Wie heute das Coronavirus führte damals die Spanische Grippe auch in Mülheim zu Schulschließungen, aber auch zur Ausdünnung von Zugfahrplänen, weil immer mehr Schüler, Lehrer und Eisenbahnbedienstete an der Spanischen Grippe erkrankt waren. Oberbürgermeister Paul Lembke forderte Erkrankte und ihre Angehörigen dazu auf, auf den Besuch öffentlicher Veranstaltungen zu verzichten. Parallelen zu heute sind unverkennbar.
Die Menschen haben kaum Widerstandskräfte
Auch Theater, Kinos und Straßenbahnwagen wurden als Ansteckungsherde ausgemacht. Erkrankten wurde strenge Bettruhe und heißer Tee empfohlen. Im Anzeigenteil der Lokalzeitung wird damals unter anderem auf das Kaufangebot von Klosettpapier des an der Kohlenstraße ansässigen Händlers Hermann Siepmann und auf die freitäglichen Sprechstunden des Lungenrates Dr. Rhoden hingewiesen.
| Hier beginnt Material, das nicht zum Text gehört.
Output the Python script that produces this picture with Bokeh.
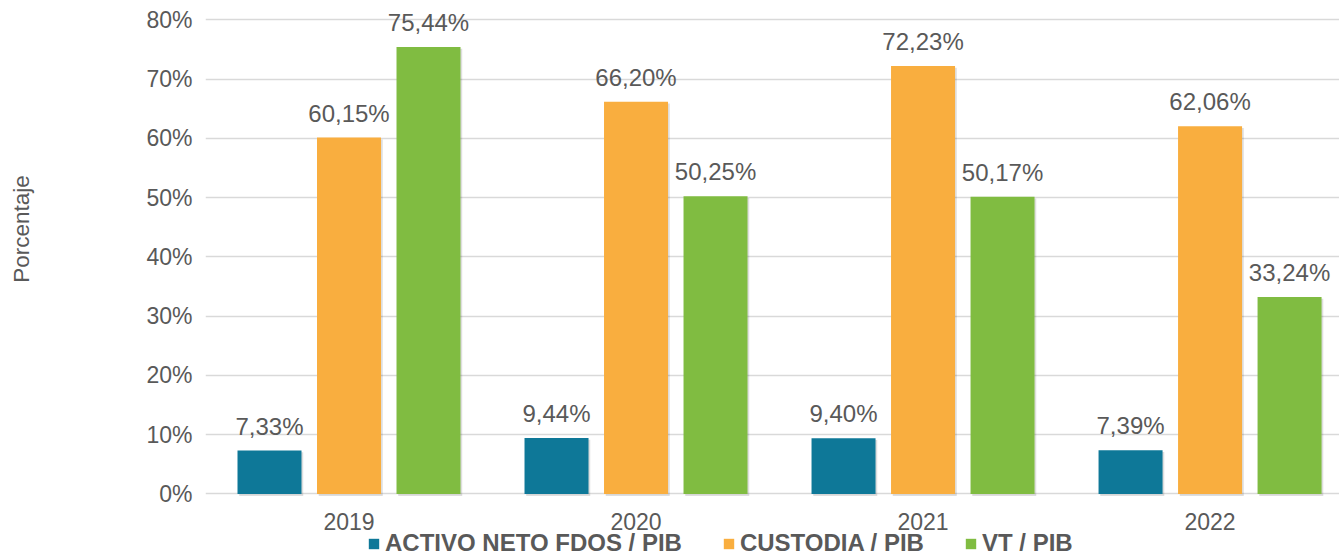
from bokeh.plotting import figure
from bokeh.models import (ColumnDataSource, Range1d, FixedTicker, Legend, LegendItem, LabelSet)
from bokeh.core.properties import value
from bokeh.embed import file_html
from bokeh.resources import INLINE

# ---- data ----
years = ["2019", "2020", "2021", "2022"]
series_names = ["ACTIVO NETO FDOS / PIB", "CUSTODIA / PIB", "VT / PIB"]
activo = [7.33, 9.44, 9.40, 7.39]
custodia = [60.15, 66.20, 72.23, 62.06]
vt = [75.44, 50.25, 50.17, 33.24]
y_ticks = [0, 10, 20, 30, 40, 50, 60, 70, 80]

colors = ["#0E7898", "#F9AE3F", "#80BC41"]
FONT = "Liberation Sans"
TXT = "#595959"

x_pos = [i + 0.5 for i in range(len(years))]
offsets = [-0.277, 0.0, 0.277]
bar_w = 0.223

p = figure(width=1339, height=557, output_backend="svg", toolbar_location=None,
           x_range=Range1d(0, 3.951), y_range=Range1d(-10.72, 83.29),
           min_border_left=205, min_border_right=0, min_border_top=0,
           min_border_bottom=0)
p.outline_line_color = None
p.background_fill_color = "white"
p.border_fill_color = "white"

p.ygrid.ticker = FixedTicker(ticks=y_ticks)
p.ygrid.grid_line_color = "#d9d9d9"
p.ygrid.grid_line_width = 1.5
p.xgrid.grid_line_color = None

renderers = []
for vals, off, col, name in zip([activo, custodia, vt], offsets, colors, series_names):
    xs = [xp + off for xp in x_pos]
    src = ColumnDataSource(dict(
        x=xs,
        top=vals,
        lab=[f"{v:.2f}".replace(".", ",") + "%" for v in vals],
    ))
    # soft drop shadow
    sh = ColumnDataSource(dict(x=[v + 0.006 for v in xs], top=[v - 0.3 for v in vals]))
    p.vbar(x="x", top="top", bottom=-0.35, width=bar_w, source=sh,
           fill_color="black", fill_alpha=0.13, line_color=None)
    r = p.vbar(x="x", top="top", width=bar_w, source=src, fill_color=col,
               line_color=None)
    renderers.append(r)
    p.add_layout(LabelSet(x="x", y="top", text="lab", source=src, y_offset=16,
                          text_align="center", text_baseline="alphabetic",
                          text_font=value(FONT), text_font_size="24px",
                          text_color=TXT))

# category labels under the zero line
cat_src = ColumnDataSource(dict(x=x_pos, y=[0] * len(years), t=years))
p.add_layout(LabelSet(x="x", y="y", text="t", source=cat_src, y_offset=-28,
                      text_align="center", text_baseline="middle",
                      text_font=value(FONT), text_font_size="23px", text_color=TXT))

p.xaxis.visible = False

ax = p.yaxis
ax.ticker = FixedTicker(ticks=y_ticks)
ax.major_label_overrides = {t: f"{t}%" for t in y_ticks}
ax.axis_line_color = None
ax.major_tick_line_color = None
ax.minor_tick_line_color = None
ax.major_tick_out = 0
ax.major_tick_in = 0
ax.major_label_text_font = FONT
ax.major_label_text_font_size = "23px"
ax.major_label_text_color = TXT
ax.major_label_standoff = 13
ax.axis_label = "\u00a0" * 16 + "Porcentaje"
ax.axis_label_text_font = FONT
ax.axis_label_text_font_size = "22.5px"
ax.axis_label_text_font_style = "normal"
ax.axis_label_text_color = TXT
ax.axis_label_standoff = 109

legend = Legend(
    items=[LegendItem(label=n, renderers=[r]) for n, r in zip(series_names, renderers)],
    orientation="horizontal", location=(162, 0),
    label_text_font=FONT, label_text_font_size="24px", label_text_font_style="bold",
    label_text_color=TXT, glyph_width=13, glyph_height=13, label_standoff=5,
    spacing=40, padding=0, margin=0, border_line_color=None,
    background_fill_alpha=0, label_height=22,
)
p.add_layout(legend)

open("out.html", "w").write(file_html(p, INLINE))
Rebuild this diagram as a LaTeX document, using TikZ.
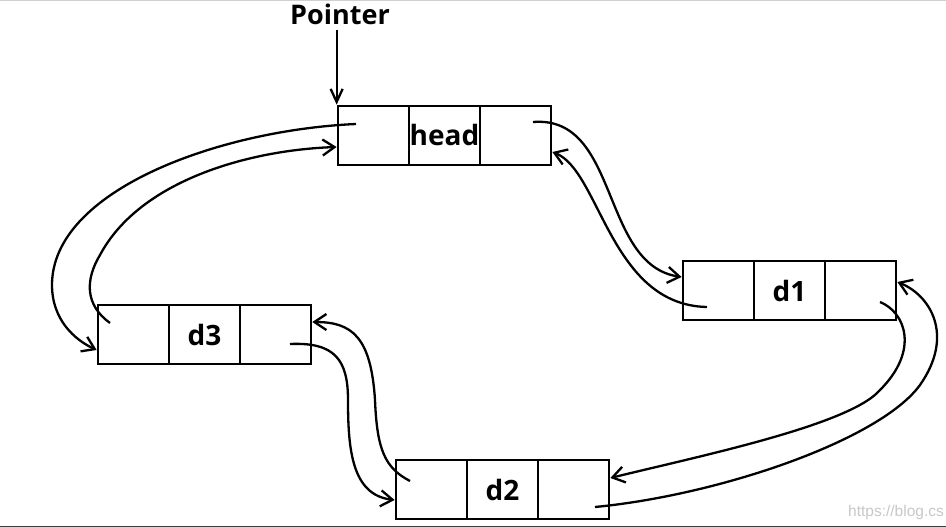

Mitte Oktober 1918 lesen die Mülheimer im Generalanzeiger, dass der Allgemeinen Ortskrankenkasse bisher nur leichte Fälle der Spanischen Grippe gemeldet worden seien. Andererseits schwächten die schlechte Versorgungslage und die belastenden Lebensverhältnisse in der Stadt die Widerstandskräfte der Menschen.
Roter Rübensaft soll Fieber senken
Erkrankten wird unter anderem Roter Rübensalat zur Senkung der grippebedingten Fieberschübe empfohlen. Zum regelmäßigen Lüften der Wohnräume, zum Gurgeln mit verdünntem Wasserstoffsuperoxyd und zur Einnahme von Calcium-Wasser wird ebenso geraten wie dazu, grundsätzlich dem Umgang mit Grippeerkrankten zu vermeiden und immer nur ins Taschentuch zu niesen.
Das Calcium-Wasser, so heißt es im Lokalblatt, könne man auch in der Suppe oder im Kaffee zu sich nehmen und seinen Körper so mit dem Kalk versorgen. Dieser stärke die Widerstandstätigkeit der weißen Blutkörperchen gegen die Grippeviren.